В 1963 г. по инициативе С.В. Шостаковича была создана лаборатория археологии при кафедре всеобщей истории на историческом факультете университета. Хотя она существовала на общественных началах, это было первое вузовское археологическое научно-исследовательское подразделение в Сибири. В 1967 г., с наступлением «великого подъема ИГУ», когда ректором университета был Николай Фомич Лосев, начинается процесс комплектования штатных сотрудников лаборатории. В 1986 г. лаборатория археологии приобретает официальный титул научно-исследовательского подразделения Иркутского университета. В 1988 г. образуется первая на востоке страны кафедра археологии и этнографии. В 1992 г. по инициативе коллектива кафедры и лаборатории создается научно-исследовательский центр, первоначально именуемый НИЦ Гуманитарных программ, а сегодня — НИЦ геоархеологических, этнологических изысканий и науковедения при Научно-исследовательской части ИГУ. В его составе — лаборатория археологии и палеоэкологии, являющаяся филиалом Института археологии и этнографии СО РАН.

Кратко изложенные события в интерьере Иркутского университета от 40-х годов XX в. и до сегодняшнего дня — лишь штрихи пунктирных линий в развитии вузовской археологии. Можно ли их так или иначе связывать с деятельностью «школы Б.Э. Петри» и «иркутской археологической ассоциации» 20-х гг. XX в.? И да, и нет. Физические лица, имевшие отношение к тем далеким деяниям, принимавшие в них непосредственное участие, конечно, являлись носителями информации, озвучивали ее в разнообразных редакциях. Действие этой информации на молодое поколение иркутян 40-60-х гг. было бы неразумно отрицать. Но не было в реальной действительности ни «возрождения иркутской школы археологии», ни «новой иркутской школы». Вообще, нет оснований говорить об «иркутской школе археологии» после 1937 года.

Б.Э. Петри в начале XX в. привез в г. Иркутск европейский — санкт-петербургский — научный багаж. Его самого можно было бы адресовать школам Волкова-Анучина. Эти знания создали фундамент научной консолидации в Иркутске и ореол известности в Сибири и за ее пределами. Но каждый из его учеников и соратников имел тенденцию к самостоятельному научному поиску и своим решениям. Тем более, что в СССР в режим входила «государственная археология». Можно, при желании, увидеть следы петринских научений в концептуальных геоархеологических разработках И.В. Арембовского. Но в них не меньше влияний А.П. Павлова и В.И. Громова. Можно свидетельствовать, что методику полевого изучения применял и развил М.М. Герасимов, хотя в этот сюжет можно было бы добавить достаточно критики. Можно, наконец, с долей иронии указать на то, что этнографические сюжеты — до безразмерности — вмонтировал в интерпретацию археологического материала академик А.П. Окладников. Но рассмотрение в этих сюжетах влияния Б.Э. Петри логично считать только авторскими соображениями, как и заранее субъективны те, которые будут изложены оппонентами.

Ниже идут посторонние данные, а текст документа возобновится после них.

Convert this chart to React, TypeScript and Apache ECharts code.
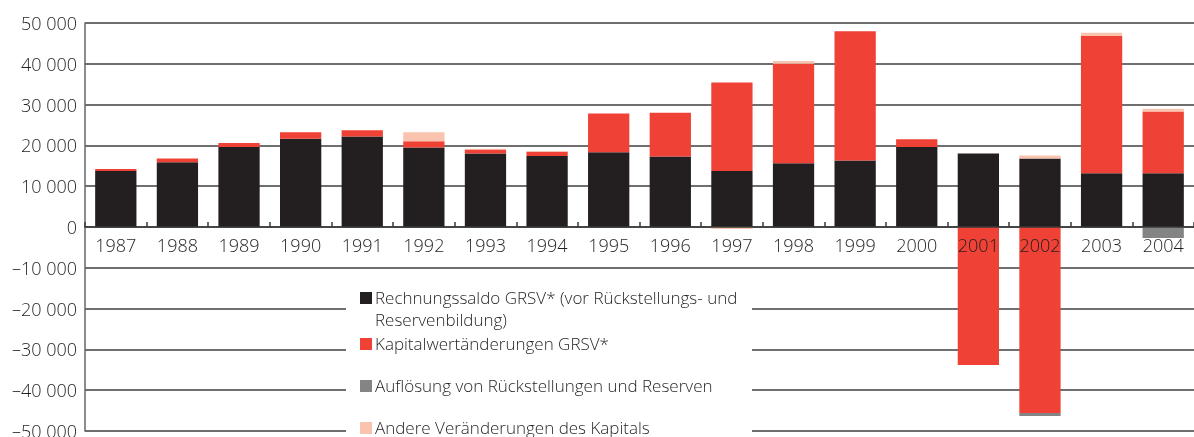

В 40-50-х годах в стране господствовала исключительно «государственная археология» и, наверное, о школах едва ли уместно говорить. В условиях многоярусной соподчиненности действует лишь принцип административно-тематического лидерства.

Тем не менее, научно-исследовательские подразделения государственной археологии сумели породить новое направление — «производственную археологию», которая сегодня имеет явную тенденцию выталкивания, выжимания из процессов изучения древностей научно-тематической археологии, подменяя многоаспектность исследований «памятниковой», «объектной» учетностью, а археологов-профессионалов — энергичными «охранниками» ископаемой культуры, специалистами по освоению экстремально крупных денежных масс. Производственная археология явно не заслуга «иркутской» или какой-либо иной российской школы археологии. Но руку к ее созданию приложили, прежде всего, те, кто хотел бы чтить память о научных достижениях исследователей 20-х годов ушедшего века. Им всегда желанно было видеть археологов много и разных… Случилось же так, как случилось… Непреложный закон прогрессивного техногенеза, в конце концов, расставит все необходимые акценты, а память о былых событиях в этом процессе будет отнюдь не лишней.